DYN Mirai

Ironically, October which is National Cybersecurity Safety Month had one of the largest internet attacks to date. The Mirai botnet, brought much of the internet to a halt, and attacked some of the largest globally recognized companies.  Nearly two years ago in Connected,, I spoke of the Internet of Things IoT, and how we are becoming more vulnerable as we add IP enabled devices to our life.

While the cybersecurity attack against DYN took place in October, I feel that the enormity of the event warrants a deeper understanding as to what actually happened.

DYN, located in New Hampshire, offers a cloud base Domain Name Service, DNS. Instead of having to buy servers to manage your website, there are now companies that will manage and maintain the presence of your business.  For example, in order to have a Dot Com name, ThatIsAllForNow, would require that I have DNS running on a server with a static IP.  If you are a company, that has billions of transactions; the DNS infrastructure can be very large and very complicated to manage.  DYN offers to manage the DNS for your establishment as a service, thus a company will pay a monthly fee.

So why choose to attack DYN? DYN has an impressive list of clients, and instead of just being able to attack one entity, the hacker is able to attack many enterprises.  DYN’s client list includes, Twitter, Netflix, National Geographic, Salesforce, LinkedIn, CNBC, redhat, Etsy, and Zillow, just to name a few.  Additionally, the DYN website has use cases tied to many of the companies, explaining how DYN has helped in their IT environment.  By going after DYN, the hacker actually went after all the companies which are connected to DYN.  Targeting the Domain Name Service DNS, is the perfect cyberattack, as I wrote last month, DNS is the primary building block of the Internet foundation.

What did the attack do?
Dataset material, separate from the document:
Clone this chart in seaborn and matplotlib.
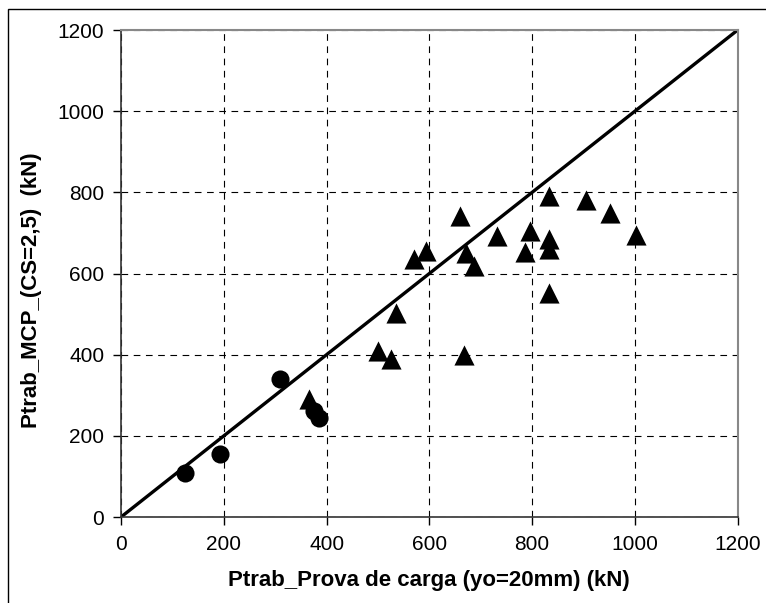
import numpy as np
import pandas as pd
import matplotlib
matplotlib.use('Agg')
import matplotlib.pyplot as plt
import seaborn as sns
from matplotlib.patches import Rectangle

# Données (kN)
circ_x = [124, 192, 309, 375, 385]
circ_y = [108, 156, 340, 260, 243]
tri_x = [365, 501, 526, 536, 571, 594, 659, 671, 668, 686, 731, 786, 795,
         833, 833, 833, 833, 905, 951, 1002]
tri_y = [292, 409, 390, 503, 635, 655, 742, 650, 400, 618, 693, 654, 704,
         790, 684, 660, 553, 780, 748, 694]

circ = pd.DataFrame({'prova': circ_x, 'mcp': circ_y})
tri = pd.DataFrame({'prova': tri_x, 'mcp': tri_y})

sns.set_style('white')
plt.rcParams['font.family'] = ['Liberation Sans', 'DejaVu Sans']
plt.rcParams['text.color'] = 'black'
plt.rcParams['axes.labelcolor'] = 'black'
plt.rcParams['xtick.color'] = 'black'
plt.rcParams['ytick.color'] = 'black'

fig = plt.figure(figsize=(7.66, 6.03), dpi=100)
ax = fig.add_axes([0.158, 0.1426, 0.805, 0.8076])

# Cadre extérieur (seuls les bords gauche et haut sont visibles)
fig.patches.append(Rectangle((8 / 766, -0.1), 1.2, 1 - 9 / 603 + 0.1,
                             transform=fig.transFigure, fill=False,
                             edgecolor='black', linewidth=1.0))

ax.plot([0, 1200], [0, 1200], color='black', linewidth=2.4, zorder=2)

sns.scatterplot(data=circ, x='prova', y='mcp', marker='o', color='black',
                s=170, linewidth=0, legend=False, ax=ax, zorder=3)
sns.scatterplot(data=tri, x='prova', y='mcp', marker='^', color='black',
                s=210, linewidth=0, legend=False, ax=ax, zorder=3)

ax.set_xlim(0, 1200)
ax.set_ylim(0, 1200)
ticks = [0, 200, 400, 600, 800, 1000, 1200]
ax.set_xticks(ticks)
ax.set_yticks(ticks)
ax.tick_params(axis='both', direction='out', length=6, width=1,
               color='black', labelsize=15, bottom=True, left=True)
ax.tick_params(axis='x', pad=7)
ax.tick_params(axis='y', pad=6)

ax.grid(True, color='black', linestyle=(0, (6, 5)), linewidth=0.8)
ax.set_axisbelow(True)

for side in ['left', 'bottom']:
    ax.spines[side].set_color('#333333')
    ax.spines[side].set_linewidth(1.2)
for side in ['top', 'right']:
    ax.spines[side].set_color('#888888')
    ax.spines[side].set_linewidth(1.5)

ax.set_xlabel('Ptrab_Prova de carga (yo=20mm) (kN)', fontsize=16,
              fontweight='bold', va='center')
ax.set_ylabel('Ptrab_MCP_(CS=2,5)  (kN)', fontsize=16,
              fontweight='bold', va='center')
ax.xaxis.set_label_coords(0.5, -(580 - 517) / 487)
ax.yaxis.set_label_coords((31 - 121) / 617, (517 - 290) / 487)

fig.savefig('out.png', dpi=100)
The attack against DYN was a Distributed Denial of Service DDoS attack.  The DDoS attack was an attack against the entire managed DNS infrastructure and that means that all clients that DYN manages, were essentially attacked.

A DDoS attack can be explained simply by thinking of airport security. Before you can go through the body scanner, at the airport, you first have to show your ticket to stand in line and wait for your credentials to be inspected by the TSA agent.  The line can become quite a wait as TSA agents inspect each and every credential.  DDoS attacks work similarly.  A data packet arrives and is inspected and a response sent.  But an attacker can flood or send many requests at once to the DNS, which in turn can become overwhelmed in trying to process all the request, and thus taking down the business or in the case of DYN, a substantial portion of the Internet.

Additional points about the DYN attack in October:

First, the malware used against DYN is called Mirai, in Japanese, it means future. Mirai malware, gained access to digital devices that were running Linux, which had not changed the default administrative username and password to the device.  The malware loaded on the device, was a control & command or c&c, which is what we call it in the security space, and I would add, one of the top security concerns in business today.

Second, the digital devices that were infected with the Mirai malware became part of a botnet. The Mirai botnet was made up of one hundred thousand infected devices, which included everything from digital cameras, dvr’s, smart TV’s, and even baby monitors.  The hacker had an army of over one hundred thousand devices within hours.

Third, within the Mirai code, there was a subnet mask, basically addresses, which blocked any infection of the United States Postal Service, USPS, the Department of Defense, the Internet Assigned Numbers Authority IANA, and General Electric, which includes Industrial Control Systems. Personally, this illustrates the granularity of the code, and the possibility of the unknown. What could have been attacked on October 20th, which could interrupt the election in the United States?  It should cause us all to have some concern in this area.

Fourth, it should also be noted, that part of the code includes some Russian strings. Cybersecurity specialists do not know as of yet, who has created this code, but I do find this interesting.

What I wonder is what were they trying to accomplish? Was this a test run?  Why did they exclude certain addresses?  We have an unprecedented election this year.  What would happen if there was an interruption in the vote tally, or in the voting machines, for example?  Could our democracy become undermined?  I do not believe this event was a one off.  I believe they are testing, but testing for what?

It would be a good idea for everyone to go change the administrative default password, for all of you digital devices. While we head into November, it is helpful to remember that while we continue to add nontraditional digital items to our home network, we must remain aware of the vulnerabilities that we will inherently add to the safety of staying safely Connected.